### Goal
Write out the listing from the line with "Reproduce this chart with matplotlib." to the line with "plt.rcParams['font.family'] = ['Lato', 'DejaVu", both lines included, exactly and nothing beyond. Leave pictures out.

(Records excerpted from a collection)
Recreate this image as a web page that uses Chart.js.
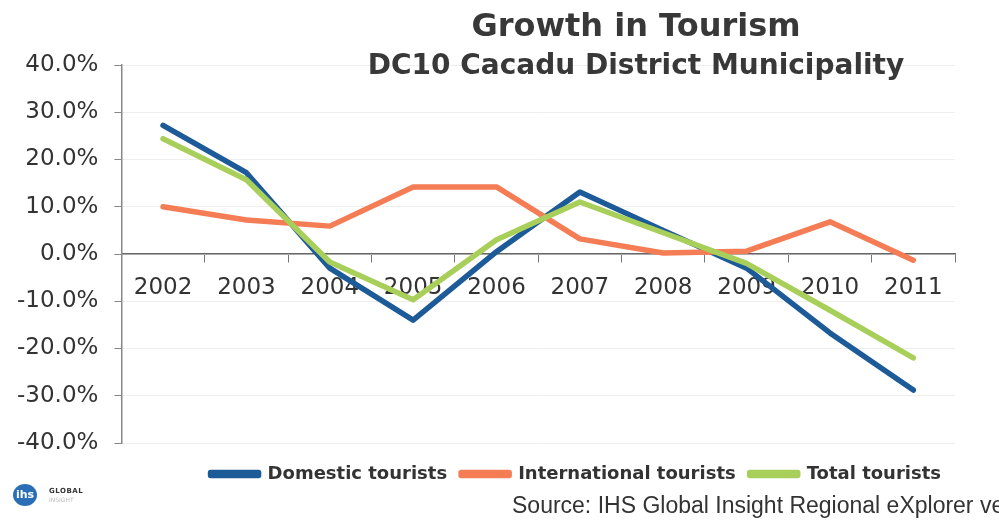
<!DOCTYPE html>
<html>
<head>
<meta charset="utf-8">
<title>Growth in Tourism</title>
<script src="https://cdn.jsdelivr.net/npm/chart.js@4.4.1/dist/chart.umd.min.js"></script>
<style>
    body { margin: 0; background: #fff; }
    .wrap { position: relative; width: 999px; height: 520px; overflow: hidden; }
    #tourismChart { position: absolute; left: 0; top: 0; }
    .title { position: absolute; left: 336px; width: 600px; text-align: center; font-family: "DejaVu Sans", Verdana, sans-serif; font-weight: bold; color: #383838; white-space: nowrap; }
    .title.main { top: 6px; font-size: 32px; }
    .title.sub { top: 48px; font-size: 28px; }
    .source { position: absolute; left: 512px; top: 492px; font-family: "Liberation Sans", Arial, sans-serif; font-size: 23px; color: #333; white-space: nowrap; }
    .logo { position: absolute; left: 13px; top: 484px; }
    .logo .dot { position: absolute; left: 0; top: 0; width: 24px; height: 22px; border-radius: 50%; background: #2a6fb5; color: #fff; font: bold 11px "DejaVu Sans", sans-serif; text-align: center; line-height: 22px; }
    .logo .txt { position: absolute; left: 36px; top: 3px; font: bold 7px "DejaVu Sans", sans-serif; color: #333; letter-spacing: 0.5px; }
    .logo .txt2 { position: absolute; left: 36px; top: 12px; font: 6px "DejaVu Sans", sans-serif; color: #bbb; }
</style>
</head>
<body>
<div class="wrap">
    <canvas id="tourismChart" width="999" height="520"></canvas>
    <div class="title main">Growth in Tourism</div>
    <div class="title sub">DC10 Cacadu District Municipality</div>
    <div class="logo"><div class="dot">ihs</div><div class="txt">GLOBAL</div><div class="txt2">INSIGHT</div></div>
    <div class="source">Source: IHS Global Insight Regional eXplorer version</div>
</div>
<script>
// Data (growth in %)
const years = ['2002', '2003', '2004', '2005', '2006', '2007', '2008', '2009', '2010', '2011'];
const domestic = [27.2, 17.2, -3.0, -14.0, 0.5, 13.1, 5.0, -3.0, -16.7, -28.8];
const international = [10.0, 7.2, 5.9, 14.2, 14.2, 3.2, 0.2, 0.6, 6.8, -1.3];
const total = [24.4, 15.7, -1.7, -9.7, 3.0, 11.0, 4.5, -2.0, -11.9, -22.0];
const yTicks = [-40, -30, -20, -10, 0, 10, 20, 30, 40];

const blue = '#1d5a98';
const orange = '#f47d55';
const green = '#a8cf5a';

function lineSet(label, data, color, order) {
    return {
        label: label,
        data: data,
        borderColor: color,
        backgroundColor: color,
        borderWidth: 5.5,
        borderCapStyle: 'round',
        borderJoinStyle: 'round',
        pointRadius: 0,
        tension: 0,
        order: order
    };
}

const ctx = document.getElementById('tourismChart');
new Chart(ctx, {
    type: 'line',
    data: {
        labels: years,
        datasets: [
            lineSet('Domestic tourists', domestic, blue, 2),
            lineSet('International tourists', international, orange, 1),
            lineSet('Total tourists', total, green, 0)
        ]
    },
    options: {
        responsive: false,
        animation: false,
        layout: {
            padding: { top: 65, right: 44, bottom: 27, left: 1 }
        },
        plugins: {
            title: { display: false },
            tooltip: { enabled: false },
            legend: {
                position: 'bottom',
                align: 'end',
                fullSize: false,
                title: {
                    display: true,
                    text: '',
                    padding: 0,
                    font: { size: 8, lineHeight: 1 }
                },
                labels: {
                    boxWidth: 48,
                    boxHeight: 3,
                    padding: 14,
                    color: '#333',
                    font: { family: 'DejaVu Sans', size: 18, weight: 'bold' },
                    sort: (a, b) => a.datasetIndex - b.datasetIndex
                }
            }
        },
        scales: {
            x: {
                position: { y: 0 },
                offset: true,
                z: 1,
                grid: {
                    offset: true,
                    drawOnChartArea: false,
                    drawTicks: true,
                    tickLength: 8,
                    tickColor: '#777'
                },
                border: { color: '#666', width: 1.5 },
                ticks: {
                    color: '#333',
                    padding: 12,
                    font: { family: 'DejaVu Sans', size: 23 }
                }
            },
            y: {
                min: yTicks[0],
                max: yTicks[yTicks.length - 1],
                afterBuildTicks: function(axis) {
                    axis.ticks = yTicks.map(v => ({ value: v }));
                },
                grid: {
                    color: '#eeeeee',
                    tickColor: '#888',
                    tickLength: 7
                },
                border: { color: '#888', width: 1.5 },
                ticks: {
                    color: '#333',
                    padding: 16,
                    font: { family: 'DejaVu Sans', size: 23 },
                    callback: v => v.toFixed(1) + '%'
                }
            }
        }
    }
});
</script>
</body>
</html>
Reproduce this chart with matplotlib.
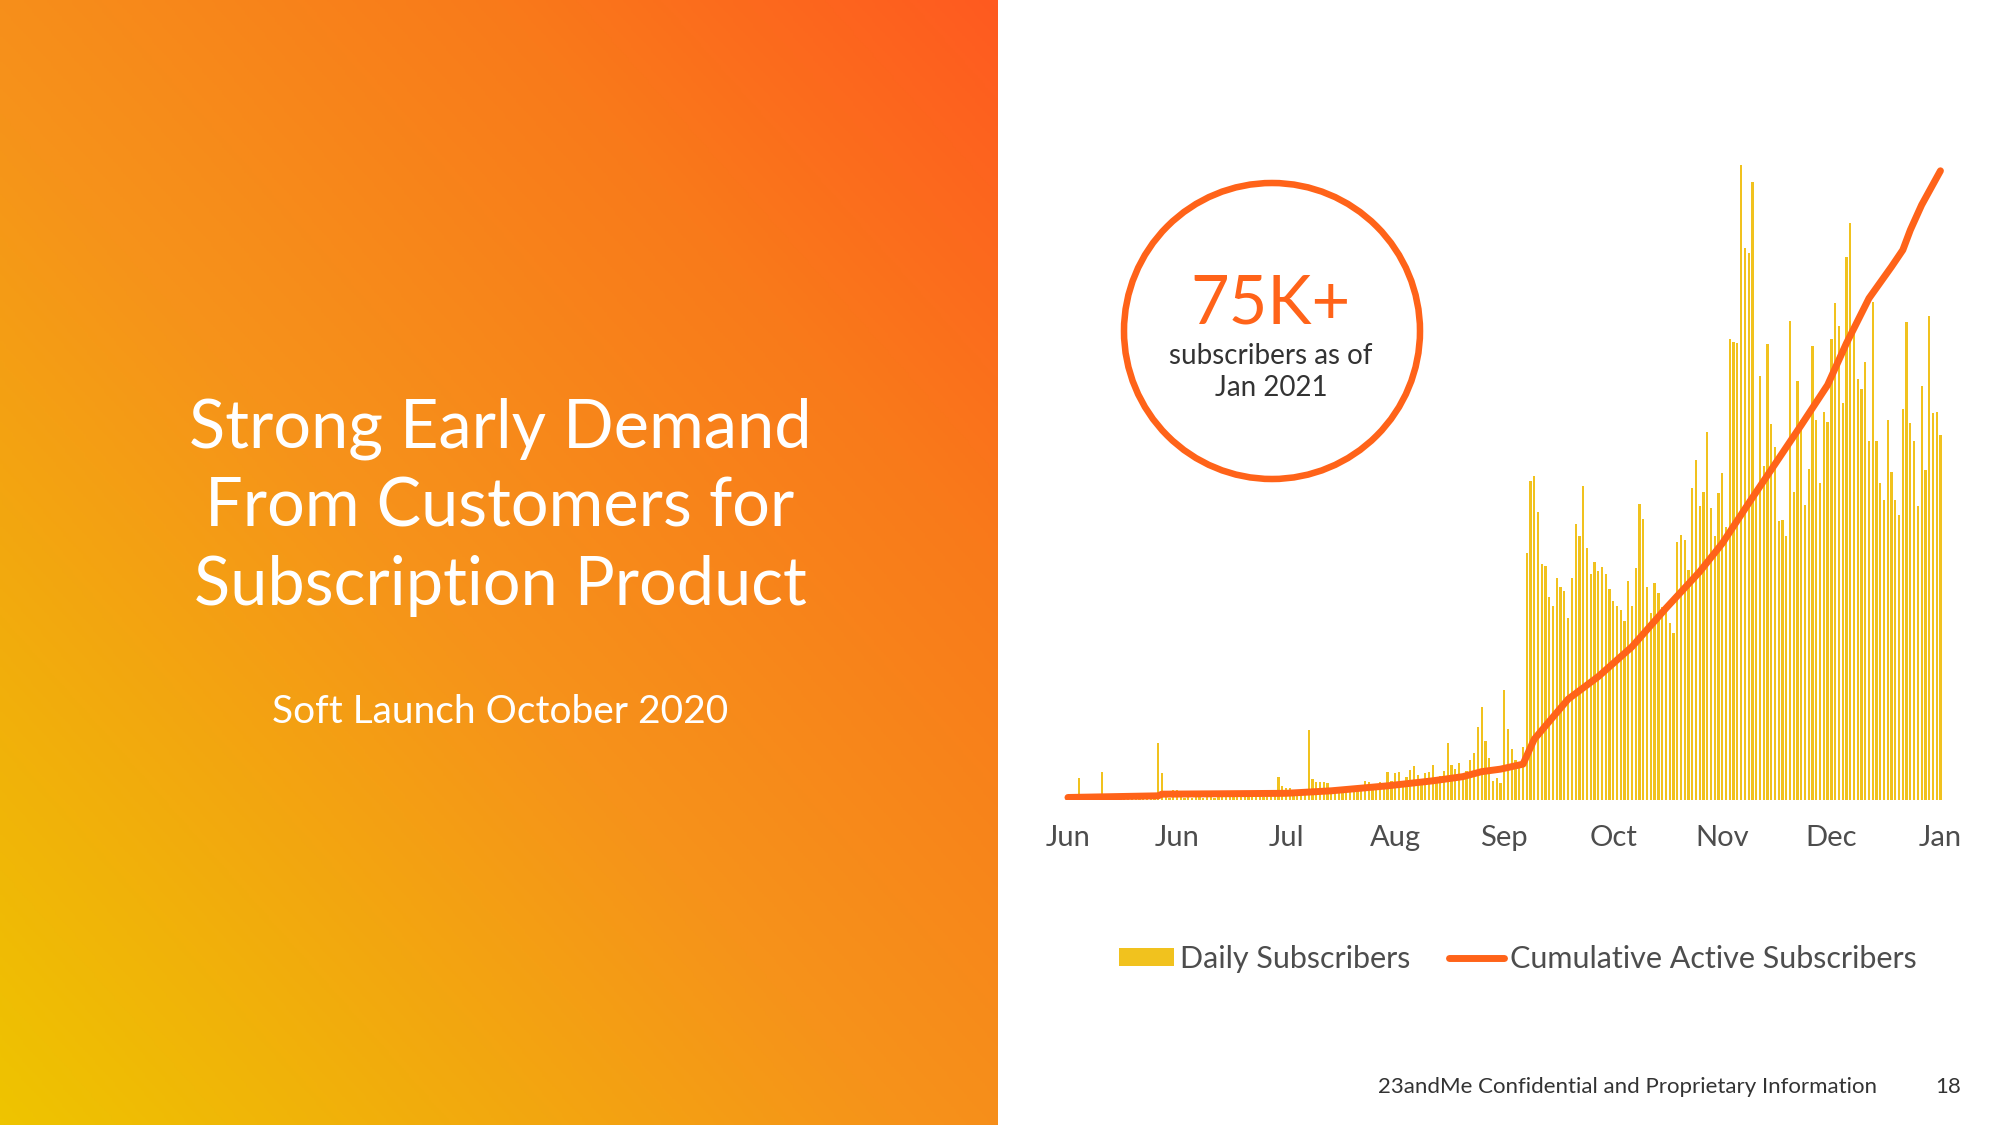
import numpy as np
import matplotlib
matplotlib.use("Agg")
import matplotlib.pyplot as plt
from matplotlib.colors import LinearSegmentedColormap
from matplotlib.patches import Circle, Patch
from matplotlib.lines import Line2D

plt.rcParams['font.family'] = ['Lato', 'DejaVu Sans']

# daily subscribers, one bar per day (arbitrary units)
daily_early = [0, 0, 1, 22, 1, 1, 0, 1, 1, 28, 1, 1, 1, 2, 1, 1, 2, 1, 1, 2,
               1, 2, 1, 2, 57, 27, 3, 2, 10, 10, 3, 2, 3, 2, 3, 3, 2, 3, 3, 2,
               3, 3, 4, 3, 3, 4, 3, 3, 4, 3, 4, 4, 3, 4, 4, 4, 23, 14, 12, 12,
               10, 6, 5, 5, 70, 21, 18, 18, 18, 17, 9, 8, 13, 9, 8, 10, 10, 9, 12, 19,
               18, 12, 13, 18, 14, 28, 19, 27, 28, 18, 23, 30, 34, 25, 18, 27, 28, 35, 18, 24,
               29, 57, 35, 31, 37, 26, 29, 40, 47, 73, 93, 59, 42, 19, 22, 17]
daily_late = [110, 71, 51, 40, 38, 53, 247, 319, 324, 288, 236, 234, 203, 194, 222, 213,
              209, 182, 222, 276, 264, 314, 252, 226, 238, 229, 233, 226, 211, 199, 194, 190,
              179, 219, 194, 232, 296, 281, 213, 187, 217, 207, 193, 190, 177, 167, 258, 265,
              260, 230, 312, 340, 294, 308, 368, 292, 264, 307, 327, 273, 461, 458,
              457, 635, 552, 547, 618, 311, 424, 334, 456, 376, 353, 279, 280, 264, 479, 308,
              419, 380, 295, 331, 454, 380, 317, 388, 378, 461, 497, 474, 397, 543, 577,
              470, 421, 411, 438, 359, 498, 359, 317, 300, 380, 328, 300, 285, 391, 478, 377,
              359, 294, 414, 330, 484, 387, 388, 365]
daily = daily_early + daily_late

# cumulative active subscribers (thousands), read at a few days
cum_day = [0, 24, 25, 58, 70, 85, 97, 105, 110, 115, 121, 124, 133, 141, 150, 159,
           168, 174, 181, 188, 195, 202, 207, 213, 219, 222, 224, 227, 232]
cum_k = [0.3, 0.5, 0.7, 0.8, 1.1, 1.7, 2.3, 2.8, 3.4, 3.7, 4.3, 7.3, 12.1, 14.8, 18.4, 23.0,
         27.4, 30.8, 35.6, 40.3, 45.0, 49.8, 54.8, 60.2, 64.0, 66.0, 68.4, 71.4, 75.5]

tick_day = [0, 29, 58, 87, 116, 145, 174, 203, 232]
tick_labels = ['Jun', 'Jun', 'Jul', 'Aug', 'Sep', 'Oct', 'Nov', 'Dec', 'Jan']

bar_color = '#F1C21E'
line_color = '#FF6319'
grey = '#4d4d4d'

fig = plt.figure(figsize=(20, 11.25), dpi=100)
fig.patch.set_facecolor('white')

# background layer in pixel coords (y down)
bg = fig.add_axes([0, 0, 1, 1])
bg.set_xlim(0, 2000)
bg.set_ylim(1125, 0)
bg.axis('off')

# gradient panel on the left
grad = LinearSegmentedColormap.from_list(
    'slide', [(0.0, '#EEC400'), (0.45, '#F6931A'), (0.75, '#F97A1A'), (1.0, '#FF5A20')])
gx, gy = np.meshgrid(np.linspace(0, 1, 400), np.linspace(0, 1, 450))
tt = (gx + (1 - gy)) / 2.0
bg.imshow(tt, cmap=grad, extent=[0, 998, 1125, 0], aspect='auto', vmin=0, vmax=1)

bg.text(500, 507, 'Strong Early Demand\nFrom Customers for\nSubscription Product',
        ha='center', va='center', color='white', fontsize=48, linespacing=1.33)
bg.text(500, 712, 'Soft Launch October 2020', ha='center', va='center',
        color='white', fontsize=28)

# callout circle
bg.add_patch(Circle((1272, 331), 148, facecolor='none', edgecolor=line_color, lw=4.7))
bg.text(1271, 304, '75K+', ha='center', va='center', color=line_color, fontsize=48)
bg.text(1271, 372, 'subscribers as of\nJan 2021', ha='center', va='center',
        color='#333333', fontsize=20, linespacing=1.3)

bg.text(1378, 1087, '23andMe Confidential and Proprietary Information', ha='left',
        va='center', color='#333333', fontsize=16)
bg.text(1948, 1087, '18', ha='center', va='center', color='#333333', fontsize=16)

# chart
ax = fig.add_axes([0.5321, 0.2889, 0.44, 0.5778])
ax.patch.set_alpha(0)
days = np.arange(len(daily))
ax.bar(days, daily, width=0.6, color=bar_color, zorder=2)
ax.set_xlim(-1, 233)
ax.set_ylim(0, 650)
ax.set_xticks(tick_day)
ax.set_xticklabels(tick_labels, fontsize=21, color=grey)
ax.tick_params(axis='x', length=0, pad=18)
ax.set_yticks([])
for s in ax.spines.values():
    s.set_visible(False)

ax2 = ax.twinx()
ax2.plot(cum_day, cum_k, color=line_color, lw=5, solid_capstyle='round',
         solid_joinstyle='round', zorder=3)
ax2.set_ylim(0, 78)
ax2.set_yticks([])
for s in ax2.spines.values():
    s.set_visible(False)

handles = [Patch(facecolor=bar_color, edgecolor='none'),
           Line2D([0], [0], color=line_color, lw=5, solid_capstyle='round')]
leg = ax2.legend(handles, ['Daily Subscribers', 'Cumulative Active Subscribers'],
                 loc='center', bbox_to_anchor=(0.759, 0.1476), bbox_transform=fig.transFigure,
                 ncol=2, frameon=False, fontsize=22, handlelength=1.8, handleheight=0.5,
                 handletextpad=0.2, columnspacing=1.25)
for t in leg.get_texts():
    t.set_color(grey)

fig.savefig('out.png', dpi=100)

### Response for this exercise
Reproduce this chart with matplotlib.
import numpy as np
import matplotlib
matplotlib.use("Agg")
import matplotlib.pyplot as plt
from matplotlib.colors import LinearSegmentedColormap
from matplotlib.patches import Circle, Patch
from matplotlib.lines import Line2D

plt.rcParams['font.family'] = ['Lato', 'DejaVu Sans']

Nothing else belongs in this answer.